A century ago, Middle Village was literally at the end of the line. The trolley system was being built up all over Queens, but in 1917 the Metropolitan Avenue trolley started in Brooklyn and ended at St. John Cemetery. (This in itself was an extension of the line as between 1869 and 1881 it ended at Lutheran Cemetery.) In 1907, the Brooklyn Rapid Transit Company had sought the permission of the City's Bureau of Franchises to extend the line to Jamaica. This might have happened had the City not set the price so high.
In August 1914, Mayor William Jay Gaynor had vowed to modify the rate for the line, but then he died unexpectedly. The franchise agreement was not signed until March 1916. Work on the line began immediately.
There was a grand opening ceremony on September 26, 1917 ‒ exactly 101 years after the opening of the Williamsburgh-Jamaica Turnpike (which later became Metropolitan Avenue). The Brooklyn Eagle described the revelry:
There were six cars...each car had a band of music and the houses were decorated along the entire route. At Union Turnpike, someone placed blank cartridges along the route for the length of a block.
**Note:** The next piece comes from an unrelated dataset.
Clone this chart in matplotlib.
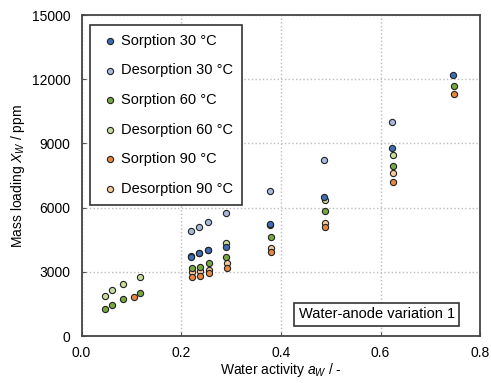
import matplotlib.pyplot as plt

plt.rcParams["font.family"] = ["Liberation Sans", "DejaVu Sans"]
plt.rcParams["mathtext.fontset"] = "custom"
plt.rcParams["mathtext.rm"] = "Liberation Sans"
plt.rcParams["mathtext.it"] = "Liberation Sans:italic"

# ── Data ──────────────────────────────────────────────────────────────
sorp30_aw = [0.219, 0.235, 0.253, 0.289, 0.379, 0.487, 0.623, 0.746]
sorp30_x = [3700, 3880, 4010, 4150, 5220, 6510, 8770, 12210]
desorp30_aw = [0.219, 0.235, 0.253, 0.289, 0.379, 0.487, 0.623]
desorp30_x = [4910, 5080, 5310, 5730, 6780, 8210, 10000]

sorp60_aw = [0.047, 0.061, 0.084, 0.117, 0.221, 0.238, 0.255, 0.289, 0.380, 0.488, 0.625, 0.747]
sorp60_x = [1280, 1460, 1720, 2010, 3160, 3240, 3400, 3680, 4640, 5860, 7960, 11700]
desorp60_aw = [0.047, 0.061, 0.084, 0.117, 0.220, 0.236, 0.254, 0.289, 0.379, 0.488, 0.625]
desorp60_x = [1880, 2140, 2430, 2740, 3720, 3900, 4030, 4330, 5190, 6350, 8460]

sorp90_aw = [0.105, 0.221, 0.238, 0.255, 0.291, 0.381, 0.489, 0.626, 0.747]
sorp90_x = [1820, 2740, 2800, 2930, 3160, 3940, 5110, 7210, 11310]
desorp90_aw = [0.221, 0.238, 0.255, 0.291, 0.381, 0.489, 0.626]
desorp90_x = [3000, 3040, 3090, 3400, 4100, 5300, 7630]

SERIES = [
    ("Sorption 30 °C", sorp30_aw, sorp30_x, "#3f6db3"),
    ("Desorption 30 °C", desorp30_aw, desorp30_x, "#a9b9dc"),
    ("Sorption 60 °C", sorp60_aw, sorp60_x, "#78a842"),
    ("Desorption 60 °C", desorp60_aw, desorp60_x, "#c8dd9c"),
    ("Sorption 90 °C", sorp90_aw, sorp90_x, "#e8873f"),
    ("Desorption 90 °C", desorp90_aw, desorp90_x, "#f5c99c"),
]

fig = plt.figure(figsize=(4.91, 3.83), dpi=100)
ax = fig.add_axes([0.166, 0.1227, 0.812, 0.838])

# draw desorption first so sorption sits on top, legend order kept via handles
handles = {}
for label, aw, xw, color in SERIES[::-1]:
    handles[label] = ax.scatter(aw, xw, s=20, color=color, edgecolors="#222222",
                                linewidths=0.8, label=label, zorder=3)

ax.set_xlim(0, 0.8)
ax.set_ylim(0, 15000)
ax.set_xticks([0.0, 0.2, 0.4, 0.6, 0.8])
ax.set_xticklabels(["0.0", "0.2", "0.4", "0.6", "0.8"])
ax.set_yticks(range(0, 15001, 3000))
ax.tick_params(direction="in", labelsize=10, color="#555555", length=3)
ax.tick_params(axis="x", pad=7)
ax.tick_params(axis="y", pad=8)
ax.grid(True, linestyle=":", color="#bbbbbb", linewidth=1)
for s in ax.spines.values():
    s.set_color("#444444")
    s.set_linewidth(1.3)

ax.set_xlabel(r"Water activity $a_W$ / -", fontsize=10, labelpad=1)
ax.set_ylabel(r"Mass loading $X_W$ / ppm", fontsize=10, labelpad=3)

leg = ax.legend([handles[s[0]] for s in SERIES], [s[0] for s in SERIES],
                loc="upper left", bbox_to_anchor=(0.022, 0.969), fontsize=10.5,
                fancybox=False, framealpha=1, edgecolor="#333333",
                handletextpad=0.0, labelspacing=1.07, borderpad=0.6,
                handlelength=1.5, borderaxespad=0)
leg.get_frame().set_linewidth(1.2)

ax.text(0.741, 0.068, "Water-anode variation 1", transform=ax.transAxes,
        ha="center", va="center", fontsize=10.5,
        bbox=dict(boxstyle="square,pad=0.3", fc="white", ec="#333333", lw=1.2))

fig.savefig("out.png", dpi=100)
The cars went through Metropolitan Avenue and thence to Fulton Street (now Jamaica Avenue) and Canal Street (now 168th Street) and returned to the starting point at Fresh Pond Road.
After the trip was over, a reception was held at Siebs' Hotel. It was attended by Queens Borough President Maurice Connolly and the toastmaster was Rev. D.W. Peterson, pastor of Trinity Lutheran Church. As Peterson was speaking, the lights went out, forcing the gala to be held by candlelight. The Brooklyn Eagle was there for that as well:
Dr. Peterson in his opening remarks told of his first visit to Middle Village in 1871 while a student. A schoolmaster had died and the students walked all the way to Lutheran Cemetery. In 1880 he came to live in Middle Village and the horse cars were few and those badly battered vehicles. In winter the floors of these cars were covered with straw, for we had no heat in those days. Some of the cars had kerosene lamps and the company still owes my wife for a dress which was ruined by the dripping oil.
The presence of the trolley line led to the rapid development of the towns along the route between Jamaica and Middle Village ‒ Forest Hills, Kew Gardens and Richmond Hill. After WWI, the greater accessibility of automotive vehicles caused ridership to decline and the trolleys were eventually replaced by buses. The bus route that follows the old trolley line today is the Q54. The buses are stored at the Fresh Pond Depot just as the trolleys were before them.